YOUR GOAL ::
Copy all of the material exactly. Pictures are not to appear in the copy.

SOURCE EXCERPT ::
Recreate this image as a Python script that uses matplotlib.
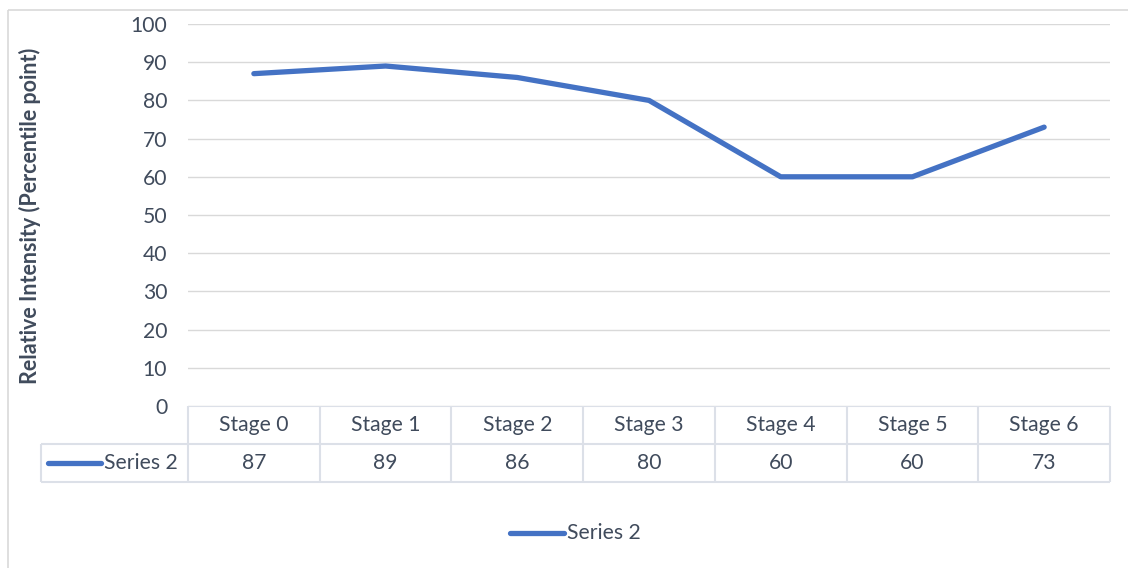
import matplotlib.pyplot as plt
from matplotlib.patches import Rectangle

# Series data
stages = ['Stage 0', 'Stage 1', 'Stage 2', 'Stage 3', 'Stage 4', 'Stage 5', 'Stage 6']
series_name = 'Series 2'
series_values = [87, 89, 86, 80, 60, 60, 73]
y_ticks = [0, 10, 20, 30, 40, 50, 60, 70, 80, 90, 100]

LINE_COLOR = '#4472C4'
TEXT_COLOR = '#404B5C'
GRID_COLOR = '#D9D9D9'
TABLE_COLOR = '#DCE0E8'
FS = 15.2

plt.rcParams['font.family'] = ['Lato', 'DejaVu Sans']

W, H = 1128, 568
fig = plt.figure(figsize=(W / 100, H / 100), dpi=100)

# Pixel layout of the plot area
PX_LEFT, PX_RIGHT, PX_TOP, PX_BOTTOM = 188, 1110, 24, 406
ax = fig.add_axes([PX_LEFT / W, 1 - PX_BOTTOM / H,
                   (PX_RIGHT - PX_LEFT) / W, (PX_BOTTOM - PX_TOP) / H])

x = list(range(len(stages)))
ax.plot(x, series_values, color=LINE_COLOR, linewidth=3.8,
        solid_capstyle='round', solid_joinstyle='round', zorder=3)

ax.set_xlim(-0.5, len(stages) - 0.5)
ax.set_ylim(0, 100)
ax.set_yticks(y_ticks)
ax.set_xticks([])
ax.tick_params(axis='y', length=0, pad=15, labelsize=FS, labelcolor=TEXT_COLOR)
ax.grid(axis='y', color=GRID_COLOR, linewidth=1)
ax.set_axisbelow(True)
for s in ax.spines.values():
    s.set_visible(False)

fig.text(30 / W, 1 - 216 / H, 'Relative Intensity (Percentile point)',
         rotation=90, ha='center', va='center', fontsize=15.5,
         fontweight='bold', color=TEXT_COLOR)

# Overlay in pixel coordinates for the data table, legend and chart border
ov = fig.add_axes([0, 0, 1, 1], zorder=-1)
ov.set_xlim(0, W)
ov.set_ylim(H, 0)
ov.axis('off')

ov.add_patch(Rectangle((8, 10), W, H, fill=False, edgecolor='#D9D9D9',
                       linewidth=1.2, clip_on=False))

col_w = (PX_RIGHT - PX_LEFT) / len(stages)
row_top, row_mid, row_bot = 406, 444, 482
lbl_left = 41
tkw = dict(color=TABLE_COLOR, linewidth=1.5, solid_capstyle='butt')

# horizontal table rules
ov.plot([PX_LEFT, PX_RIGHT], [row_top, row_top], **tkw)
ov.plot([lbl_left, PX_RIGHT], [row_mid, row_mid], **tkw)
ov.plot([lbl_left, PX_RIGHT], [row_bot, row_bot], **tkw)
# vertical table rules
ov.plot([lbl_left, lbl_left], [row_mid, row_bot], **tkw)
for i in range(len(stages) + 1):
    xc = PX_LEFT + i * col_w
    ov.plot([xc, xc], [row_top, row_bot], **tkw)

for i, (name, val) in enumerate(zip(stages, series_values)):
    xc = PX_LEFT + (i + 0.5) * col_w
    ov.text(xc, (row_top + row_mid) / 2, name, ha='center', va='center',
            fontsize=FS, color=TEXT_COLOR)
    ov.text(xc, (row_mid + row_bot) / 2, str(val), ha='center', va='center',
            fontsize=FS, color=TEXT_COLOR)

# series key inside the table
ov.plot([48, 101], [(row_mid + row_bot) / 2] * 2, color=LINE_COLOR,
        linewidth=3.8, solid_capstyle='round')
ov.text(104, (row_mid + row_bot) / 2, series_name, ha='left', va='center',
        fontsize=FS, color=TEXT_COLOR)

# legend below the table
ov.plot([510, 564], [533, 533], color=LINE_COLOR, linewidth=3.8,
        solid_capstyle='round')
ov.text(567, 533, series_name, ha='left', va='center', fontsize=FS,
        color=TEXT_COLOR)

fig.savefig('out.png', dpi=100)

WRITTEN SOLUTION ::
Recreate this image as a Python script that uses matplotlib.
import matplotlib.pyplot as plt
from matplotlib.patches import Rectangle

# Series data
stages = ['Stage 0', 'Stage 1', 'Stage 2', 'Stage 3', 'Stage 4', 'Stage 5', 'Stage 6']
series_name = 'Series 2'
series_values = [87, 89, 86, 80, 60, 60, 73]
y_ticks = [0, 10, 20, 30, 40, 50, 60, 70, 80, 90, 100]

LINE_COLOR = '#4472C4'
TEXT_COLOR = '#404B5C'
GRID_COLOR = '#D9D9D9'
TABLE_COLOR = '#DCE0E8'
FS = 15.2

plt.rcParams['font.family'] = ['Lato', 'DejaVu Sans']

W, H = 1128, 568
fig = plt.figure(figsize=(W / 100, H / 100), dpi=100)

# Pixel layout of the plot area
PX_LEFT, PX_RIGHT, PX_TOP, PX_BOTTOM = 188, 1110, 24, 406
ax = fig.add_axes([PX_LEFT / W, 1 - PX_BOTTOM / H,
                   (PX_RIGHT - PX_LEFT) / W, (PX_BOTTOM - PX_TOP) / H])

x = list(range(len(stages)))
ax.plot(x, series_values, color=LINE_COLOR, linewidth=3.8,
        solid_capstyle='round', solid_joinstyle='round', zorder=3)

ax.set_xlim(-0.5, len(stages) - 0.5)
ax.set_ylim(0, 100)
ax.set_yticks(y_ticks)
ax.set_xticks([])
ax.tick_params(axis='y', length=0, pad=15, labelsize=FS, labelcolor=TEXT_COLOR)
ax.grid(axis='y', color=GRID_COLOR, linewidth=1)
ax.set_axisbelow(True)
for s in ax.spines.values():
    s.set_visible(False)

fig.text(30 / W, 1 - 216 / H, 'Relative Intensity (Percentile point)',
         rotation=90, ha='center', va='center', fontsize=15.5,
         fontweight='bold', color=TEXT_COLOR)

# Overlay in pixel coordinates for the data table, legend and chart border
ov = fig.add_axes([0, 0, 1, 1], zorder=-1)
ov.set_xlim(0, W)
ov.set_ylim(H, 0)
ov.axis('off')

ov.add_patch(Rectangle((8, 10), W, H, fill=False, edgecolor='#D9D9D9',
                       linewidth=1.2, clip_on=False))

col_w = (PX_RIGHT - PX_LEFT) / len(stages)
row_top, row_mid, row_bot = 406, 444, 482
lbl_left = 41
tkw = dict(color=TABLE_COLOR, linewidth=1.5, solid_capstyle='butt')

# horizontal table rules
ov.plot([PX_LEFT, PX_RIGHT], [row_top, row_top], **tkw)
ov.plot([lbl_left, PX_RIGHT], [row_mid, row_mid], **tkw)
ov.plot([lbl_left, PX_RIGHT], [row_bot, row_bot], **tkw)
# vertical table rules
ov.plot([lbl_left, lbl_left], [row_mid, row_bot], **tkw)
for i in range(len(stages) + 1):
    xc = PX_LEFT + i * col_w
    ov.plot([xc, xc], [row_top, row_bot], **tkw)

for i, (name, val) in enumerate(zip(stages, series_values)):
    xc = PX_LEFT + (i + 0.5) * col_w
    ov.text(xc, (row_top + row_mid) / 2, name, ha='center', va='center',
            fontsize=FS, color=TEXT_COLOR)
    ov.text(xc, (row_mid + row_bot) / 2, str(val), ha='center', va='center',
            fontsize=FS, color=TEXT_COLOR)

# series key inside the table
ov.plot([48, 101], [(row_mid + row_bot) / 2] * 2, color=LINE_COLOR,
        linewidth=3.8, solid_capstyle='round')
ov.text(104, (row_mid + row_bot) / 2, series_name, ha='left', va='center',
        fontsize=FS, color=TEXT_COLOR)

# legend below the table
ov.plot([510, 564], [533, 533], color=LINE_COLOR, linewidth=3.8,
        solid_capstyle='round')
ov.text(567, 533, series_name, ha='left', va='center', fontsize=FS,
        color=TEXT_COLOR)

fig.savefig('out.png', dpi=100)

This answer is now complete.